Response to US President Biden's remarks on science and technology policy.
The remarks on science and technology policy US President Biden offered when he spoke to Congress were familiar: the Government should support the kind of research it's unreasonable to expect the private sector to undertake. Meg King, Director of the Science and Technology Innovation Program at The Wilson Center in Washington, DC, reacted to the President's remarks by noting with approval that it recognized a role for Federal involvement in funding riskier technology research:
"President Biden reminded us tonight that sometimes it takes government to make the big bets in science and technology research and innovation.

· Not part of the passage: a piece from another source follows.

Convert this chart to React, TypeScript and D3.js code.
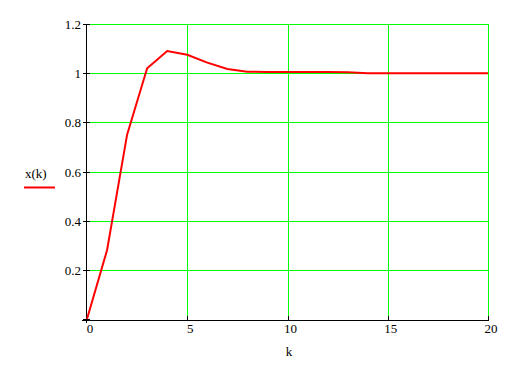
import React from "react";
import * as d3 from "d3";

const kValues = d3.range(0, 21);
const xValues = [0, 0.28, 0.75, 1.02, 1.09, 1.075, 1.043, 1.017, 1.006, 1.005, 1.005, 1.005, 1.005, 1.004, 1.0, 1.0, 1.0, 1.0, 1.0, 1.0, 1.0];
const xTicks = [0, 5, 10, 15, 20];
const yTicks = [0, 0.2, 0.4, 0.6, 0.8, 1, 1.2];
const yTickLabels = ["", "0.2", "0.4", "0.6", "0.8", "1", "1.2"];

const W = 529;
const H = 365;
const FONT = "Liberation Serif, Times New Roman, DejaVu Serif, serif";

export default function App() {
  const x = d3.scaleLinear().domain([0, 20]).range([87, 488]);
  const y = d3.scaleLinear().domain([0, 1.2]).range([319, 24]);
  const line = d3
    .line<number>()
    .x((_, i) => x(kValues[i]))
    .y((d) => y(d));

  const ts = { fontFamily: FONT, fontSize: "13px" };

  return (
    <svg
      width={W}
      height={H}
      style={{ position: "absolute", left: 0, top: 0, background: "#fff" }}
    >
      {/* grid */}
      {yTicks.filter((v) => v > 0).map((v) => (
        <line key={"gy" + v} x1={90} x2={x(20)} y1={Math.round(y(v)) + 0.5} y2={Math.round(y(v)) + 0.5} stroke="#00ff00" strokeWidth={1} />
      ))}
      {xTicks.filter((v) => v > 0).map((v) => (
        <line key={"gx" + v} x1={Math.round(x(v)) + 0.5} x2={Math.round(x(v)) + 0.5} y1={y(1.2)} y2={316} stroke="#00ff00" strokeWidth={1} />
      ))}
      {/* axes */}
      <line x1={82} x2={x(20)} y1={320.5} y2={320.5} stroke="#000" strokeWidth={1} />
      <line x1={86.5} x2={86.5} y1={y(1.2)} y2={323} stroke="#000" strokeWidth={1} />
      {yTicks.map((v) => (
        <line key={"ty" + v} x1={83} x2={90} y1={Math.round(y(v)) + 0.5} y2={Math.round(y(v)) + 0.5} stroke="#000" strokeWidth={1} />
      ))}
      {xTicks.map((v) => (
        <line key={"tx" + v} x1={Math.round(x(v)) + 0.5} x2={Math.round(x(v)) + 0.5} y1={316} y2={321} stroke="#000" strokeWidth={1} />
      ))}
      {/* tick labels */}
      {yTicks.map((v, i) => (
        <text key={"ly" + v} x={81} y={y(v) + 5} textAnchor="end" style={ts} fill="#000">
          {yTickLabels[i]}
        </text>
      ))}
      {xTicks.map((v) => (
        <text key={"lx" + v} x={x(v) + 3} y={333} textAnchor="middle" style={ts} fill="#000">
          {String(v)}
        </text>
      ))}
      <text x={289} y={356} textAnchor="middle" style={ts} fill="#000">k</text>
      {/* legend */}
      <text x={25} y={178} style={ts} fill="#000">x(k)</text>
      <line x1={24} x2={55} y1={187.5} y2={187.5} stroke="#ff0000" strokeWidth={2} />
      {/* series */}
      <path d={line(xValues) || ""} fill="none" stroke="#ff0000" strokeWidth={2} />
    </svg>
  );
}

What if the US Government hadn't conceptualized the Internet, which has kept children in school during the pandemic, or GPS, which financial institutions rely on to timestamp transactions as public health-friendly cashless systems became necessary?
"The private sector's bottom line can't afford the risk or scale necessary to fund significant research gambles, so "investments only the government is in a position to make" are crucial to advancing America's high-tech sector - from core technologies like semiconductors that enable our smartphones and cars to general-purpose capabilities like artificial intelligence that could, with more dedicated researchers and expensive computer clusters needed to run models, transform our health, economy and national security. Beyond clear domestic benefit, these proposed investments are also clearly a hedge against China."